I have been waiting for Jack to complete his thoughts, in anticipation. And I am not disappointed! Contained in this article is a combination of concepts and learning that spans the public sector and government. That in itself is rare.

The way that Jack has described the inability of the civil service to innovate and adapt to systemic change, is one that aligns with much of what many of us can see when we observe the multitude attempts at making a difference.

Whilst reading this, I kept selecting sentences to quote, and I ended up with too many! Nevertheless, one that resonates with my experience in working in the public sector transformation for 22 years is this:

'Innovation efforts are not failing because they lack ambition or quality, but because they are layered onto an architecture that is structurally hostile to uncertainty.'

Jack then goes on to do what many hesitate to do, to unpick and suggest proven ways forward that have been demonstrated to work in other parts of the public sector. He integrates outcomes, with concepts that are essential for system change. And then links all this together with systems thinking. In here lies a methodology for understanding and learning, co-creation, co-design, action learning together with decision-makers in the work. All designed to avoid going through the bureaucratic stewarding that is inbuilt into government at all levels. Jacks call for multi-disciplinary teams as the core learning and creation mechanism is wise, has been tried and proven over the past two decades. The Human Learning System website lists 80 such examples. And lastly, shifting the paradigm from the mechanistic to the flexible network is the core underlying all this.

Despite what we might perceive, Jack rightly points to the fact that the majority of what occurs within the public sector that create value is actually complex, where uncertainty is evident. For example, Health and wellbeing is driven, not by the NHS, but by 70% of the determinants of health that lie in our localities, unreachable by health professionals. And that includes the complexity of redesigning this complexity.
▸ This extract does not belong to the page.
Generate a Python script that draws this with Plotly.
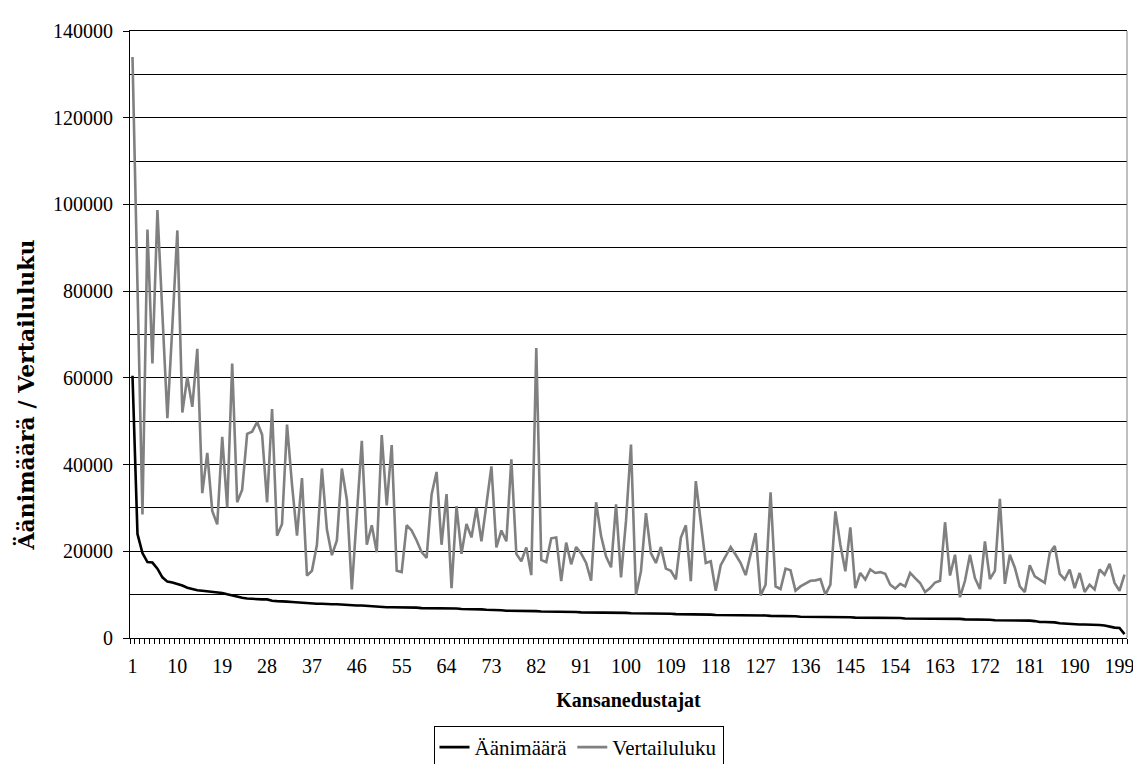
import plotly.graph_objects as go

# Categories: MPs ranked 1..200
members = list(range(1, 201))

# Äänimäärä (votes)
aanimaara = [
    60500, 24000, 19600, 17500, 17400, 16000, 14000, 13000, 12800, 12500,
    12100, 11600, 11300, 11000, 10900, 10800, 10700, 10500, 10400, 10100,
    9800, 9500, 9300, 9100, 9000, 9000, 8900, 8900, 8600, 8500,
    8500, 8400, 8300, 8200, 8100, 8000, 8000, 7900, 7900, 7800,
    7800, 7800, 7700, 7700, 7600, 7500, 7500, 7400, 7300, 7200,
    7100, 7100, 7100, 7100, 7100, 7000, 7000, 7000, 6900, 6900,
    6900, 6800, 6800, 6800, 6800, 6800, 6700, 6700, 6700, 6600,
    6600, 6500, 6500, 6400, 6400, 6300, 6300, 6300, 6200, 6200,
    6200, 6200, 6100, 6100, 6100, 6100, 6100, 6000, 6000, 6000,
    5900, 5900, 5900, 5900, 5900, 5800, 5800, 5800, 5800, 5800,
    5700, 5700, 5700, 5600, 5600, 5600, 5600, 5600, 5600, 5500,
    5500, 5500, 5500, 5500, 5500, 5400, 5400, 5300, 5300, 5300,
    5300, 5300, 5300, 5300, 5200, 5200, 5200, 5200, 5100, 5100,
    5000, 5000, 5000, 5000, 4900, 4900, 4900, 4900, 4900, 4900,
    4900, 4900, 4800, 4800, 4800, 4700, 4700, 4700, 4700, 4600,
    4600, 4600, 4600, 4600, 4600, 4500, 4500, 4500, 4400, 4400,
    4400, 4400, 4400, 4400, 4400, 4400, 4400, 4300, 4300, 4300,
    4200, 4200, 4200, 4100, 4100, 4100, 4100, 4100, 4000, 4000,
    4000, 3900, 3700, 3700, 3700, 3600, 3400, 3300, 3300, 3200,
    3100, 3100, 3100, 3000, 3000, 2900, 2600, 2400, 2300, 900,
]

# Vertailuluku (comparison number)
vertailuluku = [
    134000, 80000, 28500, 94200, 63300, 98700, 75000, 50700, 72000, 94000,
    52000, 60200, 53300, 66700, 33400, 42700, 29300, 26200, 46400, 30100,
    63300, 31300, 34200, 47100, 47600, 49800, 46900, 31300, 52800, 23600,
    26300, 49200, 35400, 23600, 36900, 14400, 15500, 21500, 39100, 25000,
    19100, 22500, 39100, 31900, 11200, 28000, 45500, 21500, 26000, 19800,
    46800, 30600, 44500, 15500, 15200, 26000, 24800, 22500, 19800, 18500,
    33100, 38300, 21500, 33200, 11500, 30400, 19400, 26300, 23200, 30000,
    22300, 30800, 39600, 20900, 24800, 22300, 41200, 19400, 17700, 20900,
    14500, 66900, 18000, 17500, 23000, 23200, 13100, 22000, 17000, 21000,
    19500, 17300, 13200, 31300, 23500, 18800, 16300, 30800, 14000, 27000,
    44600, 10000, 15400, 28800, 19600, 17300, 21000, 16000, 15500, 13500,
    23100, 26000, 13100, 36200, 26200, 17300, 17700, 10900, 16800, 19000,
    21000, 19200, 17300, 14500, 19000, 24200, 9800, 12300, 33600, 11900,
    11300, 16000, 15600, 10900, 11900, 12500, 13200, 13300, 13600, 10000,
    12300, 29200, 21500, 15400, 25500, 11500, 15000, 13500, 15800, 15000,
    15200, 14800, 12300, 11400, 12500, 11900, 15000, 13800, 12700, 10600,
    11500, 12800, 13200, 26700, 14400, 19200, 9400, 13200, 19200, 13800,
    11300, 22300, 13600, 15500, 32100, 12500, 19200, 16200, 11900, 10600,
    16800, 14200, 13500, 12700, 19600, 21200, 14800, 13500, 15800, 11500,
    15000, 10600, 12300, 11200, 15800, 14600, 17100, 12700, 10900, 14600,
]

tick_vals = [1, 10, 19, 28, 37, 46, 55, 64, 73, 82, 91, 100, 109, 118, 127,
             136, 145, 154, 163, 172, 181, 190, 199]
tick_text = ["1", "10", "19", "28", "37", "46", "55", "64", "73", "82", "91",
             "100", "109", "118", "127", "136", "145", "154", "163", "172",
             "181", "190", "199"]

SERIF = "Liberation Serif"
WIDE_SERIF = "DejaVu Serif"

fig = go.Figure()
fig.add_trace(go.Scatter(x=members, y=aanimaara, mode="lines", name="Äänimäärä",
                         line=dict(color="#000000", width=2.6)))
fig.add_trace(go.Scatter(x=members, y=vertailuluku, mode="lines", name="Vertailuluku",
                         line=dict(color="#808080", width=2.6)))

fig.update_layout(
    width=1141, height=764,
    margin=dict(l=122, r=22, t=16, b=134),
    plot_bgcolor="white", paper_bgcolor="white",
    font=dict(family=SERIF, size=20, color="black"),
    showlegend=True,
    legend=dict(orientation="h", xref="container", yref="container",
                x=0.5, xanchor="center", y=0.004, yanchor="bottom",
                bordercolor="black", borderwidth=1, bgcolor="white",
                font=dict(family=SERIF, size=21, color="black"), itemwidth=30,
                tracegroupgap=0),
    xaxis=dict(
        range=[0.5, 200.5], tickmode="array", tickvals=tick_vals, ticktext=tick_text,
        ticks="", showline=True, linecolor="black", linewidth=1, mirror=True,
        showgrid=False, zeroline=False, ticklabelstandoff=10,
        tickfont=dict(family=SERIF, size=20, color="black"),
        minor=dict(tickmode="linear", tick0=0.5, dtick=1, ticks="outside",
                   ticklen=5, tickcolor="black", showgrid=False),
        title=dict(text="<b>Kansanedustajat</b>",
                   font=dict(family=SERIF, size=20, color="black"), standoff=16),
    ),
    yaxis=dict(
        range=[0, 140000], tickmode="linear", tick0=0, dtick=20000, tickformat="d",
        ticks="outside", ticklen=6, tickcolor="black",
        showline=True, linecolor="black", linewidth=1,
        showgrid=True, gridcolor="black", gridwidth=1, zeroline=False,
        ticklabelstandoff=6,
        tickfont=dict(family=SERIF, size=20, color="black"),
        minor=dict(tickmode="linear", tick0=0, dtick=10000, showgrid=True,
                   gridcolor="black", gridwidth=1, ticks=""),
    ),
)

# y-axis title (placed like in the reference, slightly below centre)
fig.add_annotation(text="<b>Äänimäärä / Vertailuluku</b>", textangle=-90,
                   xref="paper", yref="paper", x=-0.105, y=0.40,
                   xanchor="center", yanchor="middle", showarrow=False,
                   font=dict(family=WIDE_SERIF, size=22, color="black"))

# gray right border of the plot area
fig.add_shape(type="line", xref="x domain", yref="y domain", x0=1, x1=1, y0=0, y1=1,
              line=dict(color="#808080", width=1))

fig.write_html("out.html")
And I will end this with another quote:

“institutions – Whitehall included – often convince themselves they are uniquely resistant to new ways of doing, while continuing to route uncertainty through systems designed to suppress it.”

Thanks Jack.

Robin Ford's avatar

A worthwhile addition to the discussion on civil service reform. Now if you could only fix my ongoing painful toing & froing with HMRC - doubly frustrating for a former UK civil servant! AKA where the rubber meets the road.